REQUIREMENTS: Look through the data below and output, unchanged, every line from the one holding "Rebuild this chart" through the one holding "W, H = 792 - OFF, 516 - OFF", inclusive. Skip the pictures.

**** MATERIAL SHOWN ****

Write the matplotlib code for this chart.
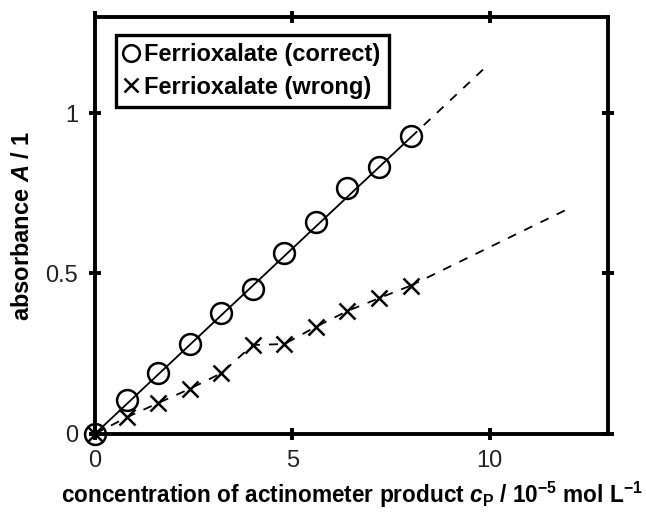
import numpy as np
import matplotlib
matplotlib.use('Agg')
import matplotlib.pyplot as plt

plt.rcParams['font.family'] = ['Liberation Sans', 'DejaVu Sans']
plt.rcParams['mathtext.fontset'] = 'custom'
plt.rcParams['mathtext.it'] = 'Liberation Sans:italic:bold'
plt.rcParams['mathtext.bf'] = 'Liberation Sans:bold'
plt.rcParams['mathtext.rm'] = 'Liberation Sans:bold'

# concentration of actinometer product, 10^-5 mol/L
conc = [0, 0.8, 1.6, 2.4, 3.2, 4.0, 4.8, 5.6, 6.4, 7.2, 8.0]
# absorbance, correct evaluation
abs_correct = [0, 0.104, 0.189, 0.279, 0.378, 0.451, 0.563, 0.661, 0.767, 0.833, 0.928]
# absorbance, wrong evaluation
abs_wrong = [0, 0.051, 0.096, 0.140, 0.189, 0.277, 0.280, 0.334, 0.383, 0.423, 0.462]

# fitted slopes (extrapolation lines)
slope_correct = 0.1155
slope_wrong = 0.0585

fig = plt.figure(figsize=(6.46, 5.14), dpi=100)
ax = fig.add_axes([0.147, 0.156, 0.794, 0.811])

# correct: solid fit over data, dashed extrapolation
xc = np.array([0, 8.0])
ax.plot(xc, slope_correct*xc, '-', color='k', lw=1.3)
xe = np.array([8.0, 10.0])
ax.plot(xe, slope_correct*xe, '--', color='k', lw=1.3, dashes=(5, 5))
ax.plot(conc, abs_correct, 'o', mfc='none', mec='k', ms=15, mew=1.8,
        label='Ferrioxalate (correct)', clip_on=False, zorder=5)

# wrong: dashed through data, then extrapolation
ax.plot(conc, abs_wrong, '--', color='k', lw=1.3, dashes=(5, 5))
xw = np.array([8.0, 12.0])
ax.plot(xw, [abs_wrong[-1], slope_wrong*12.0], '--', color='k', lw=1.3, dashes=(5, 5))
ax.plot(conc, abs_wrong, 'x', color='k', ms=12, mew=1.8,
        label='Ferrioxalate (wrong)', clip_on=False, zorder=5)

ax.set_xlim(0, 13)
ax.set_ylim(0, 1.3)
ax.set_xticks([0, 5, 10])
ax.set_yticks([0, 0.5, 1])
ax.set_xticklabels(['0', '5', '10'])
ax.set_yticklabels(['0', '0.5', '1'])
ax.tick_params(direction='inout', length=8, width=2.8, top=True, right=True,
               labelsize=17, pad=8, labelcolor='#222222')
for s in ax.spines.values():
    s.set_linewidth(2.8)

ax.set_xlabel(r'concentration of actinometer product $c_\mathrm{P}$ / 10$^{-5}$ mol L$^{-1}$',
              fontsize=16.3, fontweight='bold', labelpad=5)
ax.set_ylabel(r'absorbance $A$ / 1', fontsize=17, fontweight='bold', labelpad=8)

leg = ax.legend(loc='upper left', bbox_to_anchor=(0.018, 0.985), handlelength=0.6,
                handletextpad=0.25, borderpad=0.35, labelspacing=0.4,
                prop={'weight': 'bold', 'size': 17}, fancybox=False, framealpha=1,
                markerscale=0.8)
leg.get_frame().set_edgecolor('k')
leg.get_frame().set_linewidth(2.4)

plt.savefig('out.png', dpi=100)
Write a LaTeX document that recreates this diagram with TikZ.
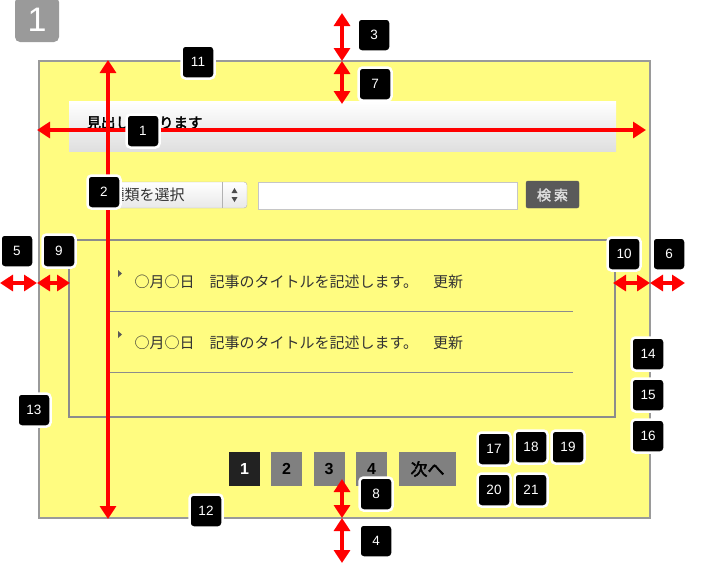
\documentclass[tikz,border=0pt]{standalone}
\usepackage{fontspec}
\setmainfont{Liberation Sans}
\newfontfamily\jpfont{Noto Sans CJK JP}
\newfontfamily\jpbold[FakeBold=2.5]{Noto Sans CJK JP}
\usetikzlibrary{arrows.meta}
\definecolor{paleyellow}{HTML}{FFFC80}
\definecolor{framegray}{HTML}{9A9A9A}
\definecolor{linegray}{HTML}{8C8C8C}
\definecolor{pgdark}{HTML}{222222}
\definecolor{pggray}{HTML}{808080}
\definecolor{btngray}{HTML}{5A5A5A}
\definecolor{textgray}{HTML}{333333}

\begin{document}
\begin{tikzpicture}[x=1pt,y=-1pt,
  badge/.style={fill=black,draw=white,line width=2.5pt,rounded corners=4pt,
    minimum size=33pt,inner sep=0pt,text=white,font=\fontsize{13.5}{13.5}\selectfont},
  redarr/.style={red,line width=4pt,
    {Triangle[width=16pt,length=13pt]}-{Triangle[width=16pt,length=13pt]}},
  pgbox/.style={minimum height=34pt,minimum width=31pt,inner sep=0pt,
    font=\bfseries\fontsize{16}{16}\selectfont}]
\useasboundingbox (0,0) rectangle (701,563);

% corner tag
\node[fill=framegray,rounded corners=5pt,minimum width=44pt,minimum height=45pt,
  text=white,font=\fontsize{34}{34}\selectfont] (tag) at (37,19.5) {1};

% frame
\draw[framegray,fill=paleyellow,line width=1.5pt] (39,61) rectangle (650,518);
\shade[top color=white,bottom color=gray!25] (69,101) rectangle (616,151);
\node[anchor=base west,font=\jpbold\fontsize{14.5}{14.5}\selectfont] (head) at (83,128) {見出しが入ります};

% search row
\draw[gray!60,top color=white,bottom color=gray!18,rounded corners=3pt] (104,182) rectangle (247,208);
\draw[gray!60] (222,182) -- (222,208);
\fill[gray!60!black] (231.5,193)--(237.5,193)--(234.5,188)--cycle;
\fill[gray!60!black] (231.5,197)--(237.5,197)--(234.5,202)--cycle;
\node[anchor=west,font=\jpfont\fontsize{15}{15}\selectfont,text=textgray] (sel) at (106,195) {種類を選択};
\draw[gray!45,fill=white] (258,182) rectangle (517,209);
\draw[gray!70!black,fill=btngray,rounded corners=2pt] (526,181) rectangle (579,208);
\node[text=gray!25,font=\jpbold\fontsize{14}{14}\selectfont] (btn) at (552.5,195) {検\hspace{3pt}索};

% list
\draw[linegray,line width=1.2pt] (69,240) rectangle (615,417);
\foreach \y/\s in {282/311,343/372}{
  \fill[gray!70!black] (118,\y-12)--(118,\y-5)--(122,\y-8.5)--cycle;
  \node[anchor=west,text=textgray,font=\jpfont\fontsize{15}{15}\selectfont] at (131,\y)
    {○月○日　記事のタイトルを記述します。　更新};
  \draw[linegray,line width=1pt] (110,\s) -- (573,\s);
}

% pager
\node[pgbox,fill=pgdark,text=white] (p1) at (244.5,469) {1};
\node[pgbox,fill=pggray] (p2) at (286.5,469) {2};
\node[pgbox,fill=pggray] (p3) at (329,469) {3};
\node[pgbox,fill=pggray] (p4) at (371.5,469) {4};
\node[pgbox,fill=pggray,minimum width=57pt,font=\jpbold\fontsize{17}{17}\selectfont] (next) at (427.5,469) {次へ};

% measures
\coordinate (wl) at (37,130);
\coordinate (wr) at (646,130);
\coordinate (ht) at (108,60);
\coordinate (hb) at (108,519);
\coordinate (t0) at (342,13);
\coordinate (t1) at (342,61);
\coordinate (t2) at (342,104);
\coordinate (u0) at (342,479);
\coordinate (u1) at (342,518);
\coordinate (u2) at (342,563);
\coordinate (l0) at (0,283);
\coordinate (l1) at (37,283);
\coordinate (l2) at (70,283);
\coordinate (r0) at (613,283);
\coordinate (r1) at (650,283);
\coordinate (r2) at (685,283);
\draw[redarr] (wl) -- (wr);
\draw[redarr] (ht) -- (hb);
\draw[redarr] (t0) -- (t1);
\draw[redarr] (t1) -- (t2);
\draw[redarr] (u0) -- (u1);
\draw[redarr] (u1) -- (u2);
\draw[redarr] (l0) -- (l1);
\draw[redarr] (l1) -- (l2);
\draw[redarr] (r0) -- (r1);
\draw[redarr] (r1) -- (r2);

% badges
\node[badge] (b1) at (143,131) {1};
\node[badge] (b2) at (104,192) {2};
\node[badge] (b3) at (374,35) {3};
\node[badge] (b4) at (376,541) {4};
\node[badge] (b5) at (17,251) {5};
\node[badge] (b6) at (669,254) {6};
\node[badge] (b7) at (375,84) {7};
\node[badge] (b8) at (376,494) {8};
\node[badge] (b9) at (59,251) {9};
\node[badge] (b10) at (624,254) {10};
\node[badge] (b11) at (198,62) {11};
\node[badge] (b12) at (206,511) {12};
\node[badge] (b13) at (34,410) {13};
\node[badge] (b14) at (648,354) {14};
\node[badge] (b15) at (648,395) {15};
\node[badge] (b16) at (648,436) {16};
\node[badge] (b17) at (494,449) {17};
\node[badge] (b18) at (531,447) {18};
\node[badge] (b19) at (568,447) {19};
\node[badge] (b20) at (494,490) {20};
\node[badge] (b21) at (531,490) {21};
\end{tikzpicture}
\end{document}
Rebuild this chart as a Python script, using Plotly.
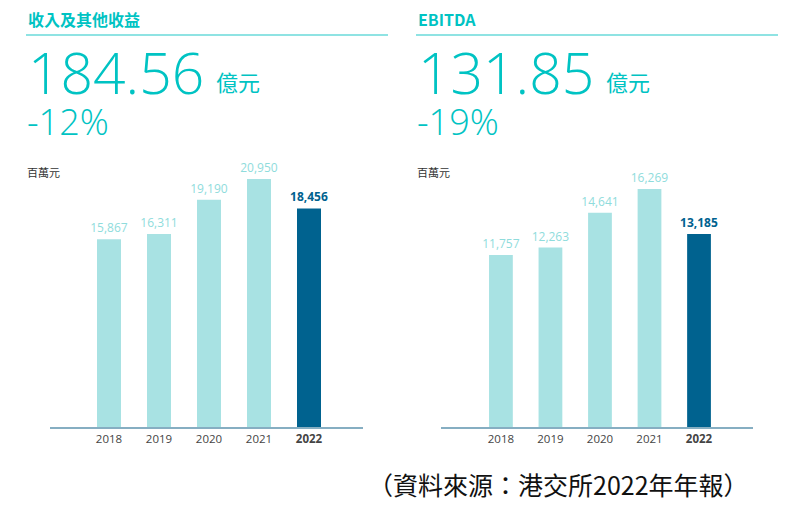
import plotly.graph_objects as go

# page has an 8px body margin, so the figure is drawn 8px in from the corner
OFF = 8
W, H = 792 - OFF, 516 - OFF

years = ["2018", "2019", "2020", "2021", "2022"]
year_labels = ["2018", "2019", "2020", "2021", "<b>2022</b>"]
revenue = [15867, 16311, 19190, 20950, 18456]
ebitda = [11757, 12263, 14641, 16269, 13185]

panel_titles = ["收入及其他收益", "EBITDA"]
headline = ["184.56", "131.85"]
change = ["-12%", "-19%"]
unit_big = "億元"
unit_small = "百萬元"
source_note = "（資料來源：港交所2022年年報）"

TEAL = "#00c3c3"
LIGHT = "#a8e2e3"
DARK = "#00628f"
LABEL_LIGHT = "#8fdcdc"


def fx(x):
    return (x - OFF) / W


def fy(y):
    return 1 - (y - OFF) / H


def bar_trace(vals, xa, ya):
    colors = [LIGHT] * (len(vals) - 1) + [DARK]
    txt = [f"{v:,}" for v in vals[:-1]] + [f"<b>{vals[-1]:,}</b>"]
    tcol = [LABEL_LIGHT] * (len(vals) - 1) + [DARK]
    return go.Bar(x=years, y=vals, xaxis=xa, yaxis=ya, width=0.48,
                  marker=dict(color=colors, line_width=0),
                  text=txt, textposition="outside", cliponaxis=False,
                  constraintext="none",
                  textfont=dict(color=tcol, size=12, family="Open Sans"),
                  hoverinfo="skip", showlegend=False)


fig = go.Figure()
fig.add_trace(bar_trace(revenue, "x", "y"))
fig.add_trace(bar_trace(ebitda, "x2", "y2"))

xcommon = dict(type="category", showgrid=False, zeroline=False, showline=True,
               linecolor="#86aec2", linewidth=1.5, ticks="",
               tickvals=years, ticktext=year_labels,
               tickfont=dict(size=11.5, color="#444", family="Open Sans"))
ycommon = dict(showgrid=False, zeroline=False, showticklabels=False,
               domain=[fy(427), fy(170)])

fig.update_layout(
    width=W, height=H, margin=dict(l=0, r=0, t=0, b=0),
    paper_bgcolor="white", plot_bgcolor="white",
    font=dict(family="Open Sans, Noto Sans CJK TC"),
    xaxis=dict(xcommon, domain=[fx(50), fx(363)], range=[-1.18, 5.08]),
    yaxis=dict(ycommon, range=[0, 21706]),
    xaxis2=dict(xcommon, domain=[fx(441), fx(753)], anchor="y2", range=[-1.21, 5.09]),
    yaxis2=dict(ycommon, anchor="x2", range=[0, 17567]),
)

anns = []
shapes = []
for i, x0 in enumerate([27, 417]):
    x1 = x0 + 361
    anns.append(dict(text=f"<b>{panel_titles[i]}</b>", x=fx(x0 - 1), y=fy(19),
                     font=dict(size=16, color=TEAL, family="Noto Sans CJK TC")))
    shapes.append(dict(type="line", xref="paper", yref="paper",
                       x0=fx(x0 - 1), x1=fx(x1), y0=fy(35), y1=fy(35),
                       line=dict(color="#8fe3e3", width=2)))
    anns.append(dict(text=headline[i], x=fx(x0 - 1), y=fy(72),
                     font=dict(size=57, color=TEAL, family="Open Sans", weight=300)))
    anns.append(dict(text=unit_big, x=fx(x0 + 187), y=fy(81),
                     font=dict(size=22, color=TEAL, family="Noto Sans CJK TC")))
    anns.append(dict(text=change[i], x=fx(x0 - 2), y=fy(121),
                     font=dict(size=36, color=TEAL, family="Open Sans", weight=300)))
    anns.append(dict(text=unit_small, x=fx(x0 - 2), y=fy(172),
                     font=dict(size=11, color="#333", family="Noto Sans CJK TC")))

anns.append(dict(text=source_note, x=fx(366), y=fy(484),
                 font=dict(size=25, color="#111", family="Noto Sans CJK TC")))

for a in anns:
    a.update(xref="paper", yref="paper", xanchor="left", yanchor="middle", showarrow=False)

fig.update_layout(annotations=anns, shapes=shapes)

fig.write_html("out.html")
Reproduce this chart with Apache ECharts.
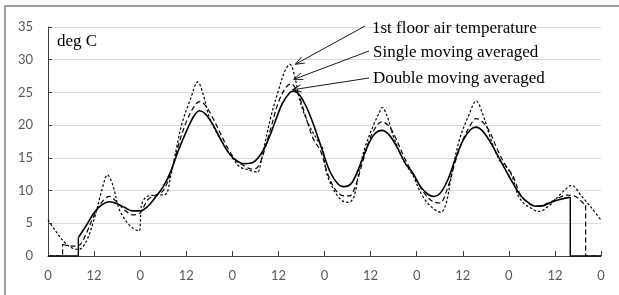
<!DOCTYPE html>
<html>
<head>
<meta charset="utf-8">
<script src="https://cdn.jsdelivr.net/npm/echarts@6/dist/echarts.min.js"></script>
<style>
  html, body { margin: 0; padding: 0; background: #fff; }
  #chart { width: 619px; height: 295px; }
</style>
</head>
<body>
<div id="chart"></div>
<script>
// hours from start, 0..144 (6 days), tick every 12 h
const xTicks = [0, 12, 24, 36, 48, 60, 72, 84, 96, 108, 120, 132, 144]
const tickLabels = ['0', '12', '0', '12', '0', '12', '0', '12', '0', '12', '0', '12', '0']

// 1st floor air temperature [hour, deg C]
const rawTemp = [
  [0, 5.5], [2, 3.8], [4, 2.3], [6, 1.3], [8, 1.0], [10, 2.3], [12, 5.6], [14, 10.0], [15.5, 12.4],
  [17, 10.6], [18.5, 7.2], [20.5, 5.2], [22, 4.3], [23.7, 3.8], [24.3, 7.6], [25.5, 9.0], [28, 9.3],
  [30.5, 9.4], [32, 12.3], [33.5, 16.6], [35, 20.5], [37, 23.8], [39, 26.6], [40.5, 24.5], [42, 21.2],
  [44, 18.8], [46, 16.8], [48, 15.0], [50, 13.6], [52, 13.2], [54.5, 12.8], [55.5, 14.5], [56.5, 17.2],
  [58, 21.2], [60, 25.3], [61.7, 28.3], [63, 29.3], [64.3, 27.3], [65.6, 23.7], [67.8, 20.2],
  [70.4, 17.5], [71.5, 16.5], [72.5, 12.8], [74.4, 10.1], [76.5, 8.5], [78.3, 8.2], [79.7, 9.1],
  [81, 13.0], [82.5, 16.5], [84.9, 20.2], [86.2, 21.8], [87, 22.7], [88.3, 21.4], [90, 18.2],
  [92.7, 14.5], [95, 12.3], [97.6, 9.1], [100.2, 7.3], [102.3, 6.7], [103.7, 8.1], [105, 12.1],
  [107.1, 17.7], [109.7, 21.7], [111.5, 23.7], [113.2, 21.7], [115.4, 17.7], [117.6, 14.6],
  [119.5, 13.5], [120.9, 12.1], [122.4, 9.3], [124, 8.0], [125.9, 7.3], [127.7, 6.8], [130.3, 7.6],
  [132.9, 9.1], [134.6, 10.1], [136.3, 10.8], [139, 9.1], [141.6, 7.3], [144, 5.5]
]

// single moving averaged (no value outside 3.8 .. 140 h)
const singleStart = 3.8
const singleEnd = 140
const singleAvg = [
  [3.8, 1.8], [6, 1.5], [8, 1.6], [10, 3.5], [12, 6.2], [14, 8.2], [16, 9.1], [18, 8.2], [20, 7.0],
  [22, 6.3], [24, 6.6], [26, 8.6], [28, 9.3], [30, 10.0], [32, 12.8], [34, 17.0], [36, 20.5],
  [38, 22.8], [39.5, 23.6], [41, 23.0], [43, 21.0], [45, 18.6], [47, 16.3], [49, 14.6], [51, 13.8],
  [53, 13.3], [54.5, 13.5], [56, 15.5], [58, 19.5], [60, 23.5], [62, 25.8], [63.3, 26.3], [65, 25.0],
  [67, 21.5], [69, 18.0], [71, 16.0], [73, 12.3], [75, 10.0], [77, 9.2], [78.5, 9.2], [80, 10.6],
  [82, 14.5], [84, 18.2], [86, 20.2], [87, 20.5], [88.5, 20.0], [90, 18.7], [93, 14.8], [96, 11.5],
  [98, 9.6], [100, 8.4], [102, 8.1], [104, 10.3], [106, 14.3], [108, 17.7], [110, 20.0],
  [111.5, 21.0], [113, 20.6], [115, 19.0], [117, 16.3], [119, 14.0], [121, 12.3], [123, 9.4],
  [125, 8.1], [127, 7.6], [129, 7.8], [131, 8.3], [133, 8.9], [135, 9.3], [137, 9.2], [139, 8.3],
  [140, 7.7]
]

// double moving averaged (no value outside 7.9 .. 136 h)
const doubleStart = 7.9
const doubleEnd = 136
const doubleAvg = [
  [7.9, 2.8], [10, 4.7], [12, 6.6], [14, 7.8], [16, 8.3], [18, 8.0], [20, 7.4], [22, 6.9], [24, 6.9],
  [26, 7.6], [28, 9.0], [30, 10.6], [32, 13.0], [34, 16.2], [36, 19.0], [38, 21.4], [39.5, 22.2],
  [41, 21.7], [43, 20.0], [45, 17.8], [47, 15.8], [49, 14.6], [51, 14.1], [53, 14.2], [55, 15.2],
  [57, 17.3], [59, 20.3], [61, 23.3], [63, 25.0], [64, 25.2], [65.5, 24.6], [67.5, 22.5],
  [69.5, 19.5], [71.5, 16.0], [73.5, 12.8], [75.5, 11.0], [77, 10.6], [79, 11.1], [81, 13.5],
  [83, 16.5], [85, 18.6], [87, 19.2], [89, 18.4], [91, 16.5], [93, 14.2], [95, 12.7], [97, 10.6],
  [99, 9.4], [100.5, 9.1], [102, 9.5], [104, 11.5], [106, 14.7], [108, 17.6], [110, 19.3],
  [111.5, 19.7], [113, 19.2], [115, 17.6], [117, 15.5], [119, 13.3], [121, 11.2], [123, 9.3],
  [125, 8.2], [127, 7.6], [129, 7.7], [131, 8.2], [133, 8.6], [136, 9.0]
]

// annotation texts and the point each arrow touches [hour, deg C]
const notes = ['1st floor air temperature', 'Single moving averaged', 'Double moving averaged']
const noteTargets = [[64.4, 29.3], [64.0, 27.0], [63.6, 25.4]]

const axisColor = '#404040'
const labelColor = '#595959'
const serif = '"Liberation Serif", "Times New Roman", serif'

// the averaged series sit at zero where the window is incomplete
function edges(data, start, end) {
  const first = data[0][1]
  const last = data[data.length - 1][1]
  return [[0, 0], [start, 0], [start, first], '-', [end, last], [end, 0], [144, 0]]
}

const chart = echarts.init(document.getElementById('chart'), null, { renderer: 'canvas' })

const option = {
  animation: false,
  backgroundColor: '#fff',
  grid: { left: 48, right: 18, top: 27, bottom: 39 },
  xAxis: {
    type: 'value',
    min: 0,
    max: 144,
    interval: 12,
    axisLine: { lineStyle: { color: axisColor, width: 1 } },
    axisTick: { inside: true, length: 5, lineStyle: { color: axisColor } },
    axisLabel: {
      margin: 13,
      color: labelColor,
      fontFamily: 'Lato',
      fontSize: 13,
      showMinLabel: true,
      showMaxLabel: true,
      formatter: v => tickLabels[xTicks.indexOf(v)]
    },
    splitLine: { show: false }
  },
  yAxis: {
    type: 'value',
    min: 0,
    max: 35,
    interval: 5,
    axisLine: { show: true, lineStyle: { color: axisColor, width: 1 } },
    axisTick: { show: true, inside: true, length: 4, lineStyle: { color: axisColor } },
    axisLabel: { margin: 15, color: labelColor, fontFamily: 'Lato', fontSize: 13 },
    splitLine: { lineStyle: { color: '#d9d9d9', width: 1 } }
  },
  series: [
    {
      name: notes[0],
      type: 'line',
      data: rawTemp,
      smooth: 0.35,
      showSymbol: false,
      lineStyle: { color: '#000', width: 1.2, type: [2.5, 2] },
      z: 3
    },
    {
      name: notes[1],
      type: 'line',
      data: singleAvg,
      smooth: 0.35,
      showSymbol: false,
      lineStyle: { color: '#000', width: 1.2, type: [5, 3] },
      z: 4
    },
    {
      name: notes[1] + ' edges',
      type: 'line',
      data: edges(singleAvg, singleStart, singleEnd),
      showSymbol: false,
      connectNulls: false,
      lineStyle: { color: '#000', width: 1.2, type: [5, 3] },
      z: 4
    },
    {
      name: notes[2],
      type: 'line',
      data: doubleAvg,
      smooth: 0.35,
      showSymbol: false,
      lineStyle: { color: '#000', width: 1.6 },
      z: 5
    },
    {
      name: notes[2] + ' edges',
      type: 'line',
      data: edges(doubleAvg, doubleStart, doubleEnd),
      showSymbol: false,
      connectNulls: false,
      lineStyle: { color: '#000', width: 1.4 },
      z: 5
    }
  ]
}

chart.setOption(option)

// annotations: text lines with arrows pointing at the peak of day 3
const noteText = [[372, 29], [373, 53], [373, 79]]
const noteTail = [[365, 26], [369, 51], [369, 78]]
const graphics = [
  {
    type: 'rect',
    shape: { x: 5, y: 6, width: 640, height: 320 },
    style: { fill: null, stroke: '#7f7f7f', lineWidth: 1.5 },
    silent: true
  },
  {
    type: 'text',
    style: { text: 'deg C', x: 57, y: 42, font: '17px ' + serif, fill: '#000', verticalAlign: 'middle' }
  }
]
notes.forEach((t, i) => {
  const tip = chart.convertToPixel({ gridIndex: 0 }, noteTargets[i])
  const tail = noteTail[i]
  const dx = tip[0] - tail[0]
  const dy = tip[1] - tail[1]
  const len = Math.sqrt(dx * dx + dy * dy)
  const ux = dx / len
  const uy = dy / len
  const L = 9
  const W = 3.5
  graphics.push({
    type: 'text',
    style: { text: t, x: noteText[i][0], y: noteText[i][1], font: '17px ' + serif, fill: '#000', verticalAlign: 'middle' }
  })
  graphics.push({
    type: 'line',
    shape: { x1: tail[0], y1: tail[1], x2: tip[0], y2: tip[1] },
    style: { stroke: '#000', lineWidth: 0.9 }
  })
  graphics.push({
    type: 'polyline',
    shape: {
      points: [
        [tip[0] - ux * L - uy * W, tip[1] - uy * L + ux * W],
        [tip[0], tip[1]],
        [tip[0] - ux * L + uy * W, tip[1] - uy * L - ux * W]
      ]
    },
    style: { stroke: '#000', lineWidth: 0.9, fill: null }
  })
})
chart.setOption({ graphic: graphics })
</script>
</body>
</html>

****

COMPLETE ANSWER:
Rebuild this chart as a Python script, using Plotly.
import plotly.graph_objects as go

# page has an 8px body margin, so the figure is drawn 8px in from the corner
OFF = 8
W, H = 792 - OFF, 516 - OFF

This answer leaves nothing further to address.